Jeremy Clarke Jeremy Clarke

My happiness has given way to a paralysing melancholy

I thought house-sitting in a beautiful stone cottage would be good for me but I am haunted by its past life

A week in the rural bliss of Provence did nothing to improve my mental state. Credit: Andreas von Einsiedel/Alamy 
issue 23 October 2021

From our hypothetical drone-mounted camera let us look down into a secluded valley in the same series of valleys as Brad and Angelina’s celebrated Provençal vineyard. Cultivated olives and vines on ancient terraces descend to an English lawn encompassing a pretty stone cottage, formerly a beekeeper’s. The lawn is wide and green and must take an enormous and perhaps illegal amount of water to keep it alive through the scorching summer. Moreover, the smallish blades of grass and the mosses suggest an English species of lawn. There has been no compromising here with a broader-leafed, hardier, uglier, tropical variety. To see an English lawn here, in this harsh climate, coterminous with bushy vines and silver-grey olive trees, is an extraordinary sight.

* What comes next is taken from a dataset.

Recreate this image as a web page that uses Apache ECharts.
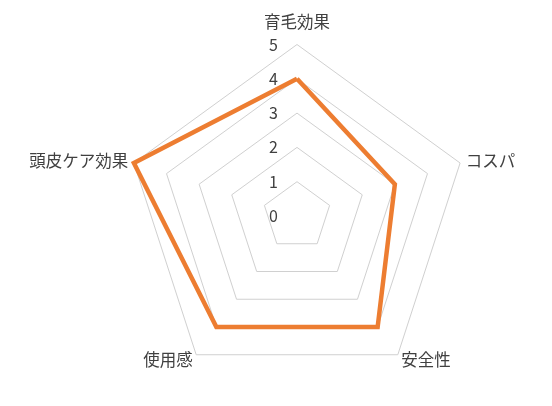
<!DOCTYPE html>
<html><head><meta charset="utf-8">
<script src="https://cdn.jsdelivr.net/npm/echarts@6/dist/echarts.min.js"></script>
<style>html,body{margin:0;padding:0;background:#fff}#c{width:552px;height:406px}</style>
</head><body><div id="c"></div>
<script>
// Indicators listed in the order ECharts draws them (counter-clockwise from top)
const categories = ['育毛効果', '頭皮ケア効果', '使用感', '安全性', 'コスパ'];
const values = [4, 5, 4, 4, 3];
const axisMin = 0, axisMax = 5, axisSplit = 5;

const chart = echarts.init(document.getElementById('c'), null, {renderer: 'canvas'});
const FONT = '"Noto Sans CJK JP", "Noto Sans", sans-serif';
chart.setOption({
  animation: false,
  backgroundColor: '#fff',
  radar: {
    center: [297, 216],
    radius: 171.5,
    startAngle: 90,
    shape: 'polygon',
    splitNumber: axisSplit,
    nameGap: 6,
    axisName: {
      color: '#404040',
      fontFamily: FONT,
      fontSize: 16.5,
      formatter: function (name) {
        return name === categories[0] ? '{top|' + name + '}' : name;
      },
      rich: { top: { padding: [0, 0, 9, 0], fontFamily: FONT, fontSize: 16.5, color: '#404040' } }
    },
    axisLine: { show: false },
    axisTick: { show: false },
    axisLabel: { show: false },
    splitLine: { lineStyle: { color: '#d0d0d0', width: 1 } },
    splitArea: { show: false },
    indicator: categories.map((c, i) => ({
      name: c, min: axisMin, max: axisMax,
      axisLabel: i === 0 ? { show: true, color: '#404040', fontFamily: FONT, fontSize: 16, margin: 19, showMinLabel: true, showMaxLabel: true } : { show: false }
    }))
  },
  series: [{
    type: 'radar',
    symbol: 'none',
    lineStyle: { color: '#ED7D31', width: 4.5, join: 'miter' },
    itemStyle: { color: '#ED7D31' },
    data: [{ value: values }]
  }]
});
</script></body></html>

Zooming our drone camera on the pantiled roof and the rough, sun-baked stone walls, we can see that the front of the cottage is shaded by a bamboo cane awning. Beneath the awning is a long glass-topped table. And seated at the table in the sunshine is a bald, shirtless old man. When he first saw the English lawn he felt faint with nostalgia.

Now he sits very still. If he moves at all it is with the economy of effort of the invalid or depressive. Without the early warning system of his formerly luxurious barnet, his bald head is decorated with wounds where he has frequently bashed it. From his propped iPad comes the tiny sound of a football chant. The away team supporters, as it happens. His team. He listens anxiously to the commentary.

The day is bright, still, cloudless; now hot after a chilly start. This is the tenth day in a row that the weather has been still, bright and cloudless. The marvellous lawn glistens with what looks like a heavy dew, but is more prosaically the result of an overnight soaking by sprinklers fed by underground pipes. Territorial birdsong fills the valley and now and again the echoing gunshot of some local sportsman picking off a migrant.

Baldy is house-sitting. The lady owner lived alone here long after her husband died, then back in the spring she too died. The house and contents, a dog and two cats, have passed to her niece in England. A succession of house-sitters have come and gone and Baldy is filling a week-long gap before the niece finally takes possession. He thought he might enjoy being isolated for an autumnal week deep in the countryside, in a spacious cottage where he might not bump his head as often. But the sadness about the house has got to him. It has invaded even his dreams. Before he came here he was possessed by an almost manic happiness. Inspirited by the house’s melancholy atmosphere, he has given way to paralysing despair.

The dog, Monty, is a Dutch barge dog or Keeshond, a breed the bald man hasn’t encountered before. It’s a sort of fluffy Spitz. The idiotically cheerful monkey face, contrasted with the melancholy atmosphere, is like something out of a horror film. What little intellect there is is devoted entirely to cajoling titbits from humans. The two cats, called Black Cat and Not Black Cat, adore the dog but hate one another and in daylight hours conduct their lives separately, independently and secretively.

Their owner had lived here for 30 years. When young she was a beautiful woman, perhaps even a renowned beauty. Paintings, portraits and photographs on the cottage walls show her with few or no clothes on and posing photogenically and provocatively, or what was thought to be provocatively in her heyday, the 1960s. Hundreds of well-thumbed paperbacks from the same era — John Masters, Peter Ustinov, Barbara Pym, E.M. Delafield, Dirk Bogarde, Lawrence Durrell, Georgette Heyer — testify that she read. Her musical tastes were Chris Barber, Petula Clark and Lena Horne. Thirty years in her pretty stone house, on an English lawn, with a gardener and pool man, fabulous local rosé and 300 days of sunshine a year. Paradise — of a sort. Now she’s gone.

Although he never knew her, the bald man’s shaving brush stands beside her toiletries on the bathroom shelf. She passed from consciousness of the world on these marble tiles. Outside, he sits where she sat, under the bamboo awning, under the same sun, reading Barbara Pym and listening to Chris Barber. In her kitchen he clatters around with her pots and pans and eats with her cutlery. Coming and going, he can’t help looking and admiring the image of her gorgeous pouting face hanging in the hall. The blackbird hops across the lawn. The cats imperiously demand entrance and exit according to the dictates of their mysterious agendas. Her jackanapes dog looks pleadingly into the bald man’s eyes.

The bald man’s team scores the only goal with 15 minutes to go. But even that cannot rouse his mind from the stark, dominating thought: ‘Here today, gone tomorrow.’